Three wide causeways or raised roads connected the island to the mainland in the north, south, and west directions. For strategical purposes (Aztecs already made enemies, remember the last post?) the causeways were interrupted by bridges (simple wood planks, really) that were removed at night. The bridges also allowed canoes to pass freely.
Two aqueducts were built, each more than 4 km (2.5 mi) long, to provided the city with fresh water from Chapultepec water spring.
The city had about 45 public buildings, temples, and palaces. The largest ceremonial center was at the Great Temple, dedicated to the gods of war and rain. There were also the temple of the Serpent, the Sun Temple and some minor temples, a ball game court, a platform for the gladiatorial sacrifice, a zoo, a botanical garden, schools, museums, public parks, a library, markets. Willow trees that anchored the island and more trees planted on top of buildings, provided great protection from sun, creating a microclimate of a lush and cool oasis.

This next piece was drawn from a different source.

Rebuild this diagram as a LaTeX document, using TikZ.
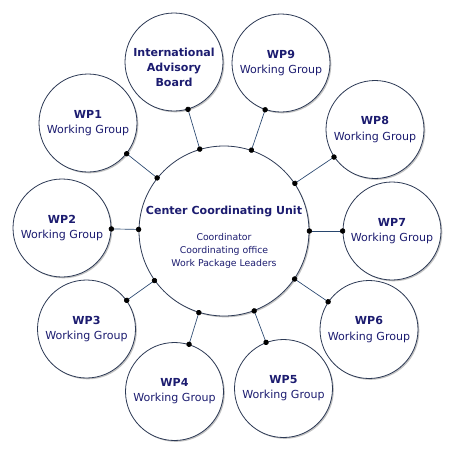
\documentclass[tikz,border=0pt]{standalone}
\usepackage{fontspec}
\setmainfont{DejaVu Sans}
\usetikzlibrary{arrows.meta, shadows}

\definecolor{navy}{RGB}{28,28,112}
\definecolor{rim}{RGB}{45,58,85}
\definecolor{wire}{RGB}{40,70,110}

\begin{document}
\begin{tikzpicture}[x=0.75pt, y=-0.75pt,
    group/.style={circle, draw=rim, line width=0.6pt, fill=white, minimum size=73.5pt,
        inner sep=0pt, align=center, text=navy, font=\fontsize{8.3}{11.4}\selectfont,
        drop shadow={shadow xshift=1pt, shadow yshift=-1pt, fill=black!40, opacity=0.6}},
    hub/.style={group, minimum size=127.5pt, font=\fontsize{7}{9.75}\selectfont},
    link/.style={draw=wire, line width=0.5pt,
        {Circle[length=4pt, color=black]}-{Circle[length=4pt, color=black]},
        shorten <=-2pt, shorten >=-2pt}]

    \useasboundingbox (0,0) rectangle (454,454);

    % Nodes
    \node[hub] (ccu) at (224,231) {\raisebox{-5pt}[\height][\depth]{\begin{tabular}{@{}c@{}}
        \textbf{\fontsize{8.3}{10}\selectfont Center Coordinating Unit}\\[10pt]
        Coordinator\\ Coordinating office\\ Work Package Leaders\end{tabular}}};
    \node[group] (iab) at (174,62) {\raisebox{-5pt}[\height][\depth]{\begin{tabular}{@{}c@{}}
        \textbf{International}\\ \textbf{Advisory}\\ \textbf{Board}\end{tabular}}};
    \node[group] (wp1) at (88,123) {\textbf{WP1}\\Working Group};
    \node[group] (wp2) at (62,228) {\textbf{WP2}\\Working Group};
    \node[group] (wp3) at (86.5,329) {\textbf{WP3}\\Working Group};
    \node[group] (wp4) at (174.5,391.5) {\textbf{WP4}\\Working Group};
    \node[group] (wp5) at (283.5,388.5) {\textbf{WP5}\\Working Group};
    \node[group] (wp6) at (369,329.5) {\textbf{WP6}\\Working Group};
    \node[group] (wp7) at (392,231) {\textbf{WP7}\\Working Group};
    \node[group] (wp8) at (375,129.5) {\textbf{WP8}\\Working Group};
    \node[group] (wp9) at (281,63) {\textbf{WP9}\\Working Group};

    % Links
    \draw[link] (iab) -- (ccu);
    \draw[link] (wp1) -- (ccu);
    \draw[link] (wp2) -- (ccu);
    \draw[link] (wp3) -- (ccu);
    \draw[link] (wp4) -- (ccu);
    \draw[link] (wp5) -- (ccu);
    \draw[link] (wp6) -- (ccu);
    \draw[link] (wp7) -- (ccu);
    \draw[link] (wp8) -- (ccu);
    \draw[link] (wp9) -- (ccu);
\end{tikzpicture}
\end{document}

In 1519, when Spanish Conquistadors saw Tenochtitlán for the first time, the city struck awe with them. Here is how it is described by one of the solder under Cortes command.
“… we were amazed and said that it was like the enchantments… on account of the great towers and cues and buildings rising from the water, and all built of masonry. And some of our soldiers even asked whether the things that we saw were not a dream?…Bernal Díaz del Castillo, The Conquest of New Spain
Quest #2: The last Aztec emperor Montezuma II 's Palace stood where is now the National Palace (Free). Visit the building in search for Diego Rivera Murals (painted between 1929 and 1951). Can you find the one of the Great Tenochtitlán?
Besides being the most unusual city in the world, it was also one of the largest, with estimation of more than 250 thousand inhabitants in 1519, and the population of the Valley of Mexico is estimated to be about one million. In comparison, at that time London had population of 50 thousand inhabitants, Paris – 185 thousands, Constantinople – 200 thousands, Beijing – 672 thousands. Today, after 500 years of challenging history, Mexico City again is among the largest. In 2020, Greater Mexico City was rated the 6th largest metropolitan area in the world.